Memory attaches to objects – photographs, letters, old T-shirts, and keychains from long-forgotten trips. These objects can sit in boxes and drawers, pressed between the pages of books, or tucked into the back of closets. At first, they don’t seem to take up so much space. But years go by, and suddenly, you’ve got entire rooms full of things that paradoxically feel too important to toss but too useless to keep. One reason why people hold onto these things is because they believe memories live inside them. But memories also live inside our minds; they shift, and we reshape them over time, becoming something separate from the objects themselves. Letting go of the past without losing what matters means finding a way to honor those memories without drowning in physical remnants. It means understanding that the past is already a part of us, whether we keep the objects or not.
One – Why Our Past Matters
A person’s history isn’t just a series of disconnected events. Nope. It’s a structure – layered and complicated. Every experience leaves an imprint, shaping beliefs, decisions, and relationships.
Psychology Today explains that memory is an essential part of our identity. It provides continuity, a sense of self that stretches backward through time. Without memory, people would lose their grounding. They’d drift. The past matters because it informs the present. It offers context and can be used as an emotional compass. It makes sense of everything that comes after it – your present, your future.
The Emotional Weight of Keepsakes
Objects trigger something deep. A childhood toy, an old watch, a set of house keys from an apartment long abandoned – now, these things aren’t just things. They’re emotional vessels, carrying the weight of entire eras. And that’s why parting with them feels impossible. When you think about losing them, you actually think about losing the version of yourself that once held it. But objects degrade. They break, get lost, fade. If memory is stored inside them, then memory becomes fragile, too.
Two – Letting Go of the Past Without Losing What Matters
There’s a way to hold onto the past without keeping stacks of dusty boxes. The solution is digitization—scanning, uploading, preserving. Photographs, letters, home movies, childhood drawings—these priceless memories can be transformed into digital files. With assistance from Capture, a leading professional media digitization service, you can protect your memories from time’s decay and keep them safe to enjoy and share whenever you want.
Instead of erasing personal history, digitization protects it. A hard drive full of carefully organized memories is easier to access than a storage unit filled with forgotten albums. A cloud backup means never losing a single moment, no matter what happens to the physical copies.
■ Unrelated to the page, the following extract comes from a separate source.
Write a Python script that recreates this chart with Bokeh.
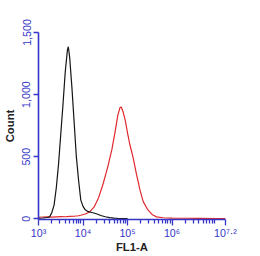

Photographs Without all the Dust
Old photos are delicate. They curl at the edges, fade in the sun, and gather dust in attics and basements. The more precious they are, the harder they are to look at – because they risk damage every time they’re handled.
But once digitized, they become something different. A collection of images that can be accessed instantly shared, and preserved forever.
A childhood snapshot isn’t any less real because it exists on a screen instead of paper. The memory it holds is the same.
Home Videos, Rescued from Obsolescence
There was a time when VHS tapes were the height of technology. Now they sit in boxes, unwatched, slowly degrading. Even if they survive the years, the devices needed to play them disappear. Digitizing home videos preserves these moments for future generations. You can save a child’s first steps, a family vacation, and a grandparent’s voice in a format that outlasts the original medium.
Preserving Words on Paper
Letters, journals, handwritten notes – these things carry a different kind of weight. The ink, the paper, the way a person’s handwriting slants in a certain direction. There’s something deeply personal about them.
Scanning them doesn’t replace the feeling of holding them in your hands, but it does ensure the words are never lost. A letter can be misplaced. A journal can be damaged. A scanned copy remains, no matter what happened to the original.
A Different Kind of Keepsake
You don’t have to keep everything in its original form. It is possible to transform some objects into something more meaningful.
You can turn a child’s artwork, stored in bins, into a photo book. Also, you can make a quilt from a collection of old T-shirts that are too worn to wear. You can bind a set of love letters into a keepsake book, small enough to keep on a shelf instead of in a box in the attic.
The past doesn’t disappear when you change its shape. You just make it easier to carry.
Making Some Space for the Now
Clutter doesn’t just take up physical space. It takes up mental space, too. Rooms full of old belongings create a sense of being stuck – rooted in the past, unable to move forward.
Letting go of excess doesn’t erase history. It allows people to live fully in the present. It creates space for new memories, new experiences, and a life free from things that no longer serve a purpose.
You carry the most important parts of the past forward, even without the objects that once seemed essential.
Conclusion
People think that keeping physical objects preserves memories. But you don’t need to store memory in boxes, only for layers of dust to cover them. It exists well beyond the things that once held it.
Letting go of clutter doesn’t signify letting go of the past. It actually means choosing which pieces of your past should be going forward and which ones can be safely stored in another way. Some objects deserve a permanent place – a favorite book, a worn-out sweatshirt that still feels like home. Luckily, you can digitize most of it.
You don’t have to print photographs to be real. Videos don’t have to sit on old tapes to hold meaning. Letters don’t have to be physical to cherish them. And the past isn’t something that can be lost. It’s already in the fabric of who we are.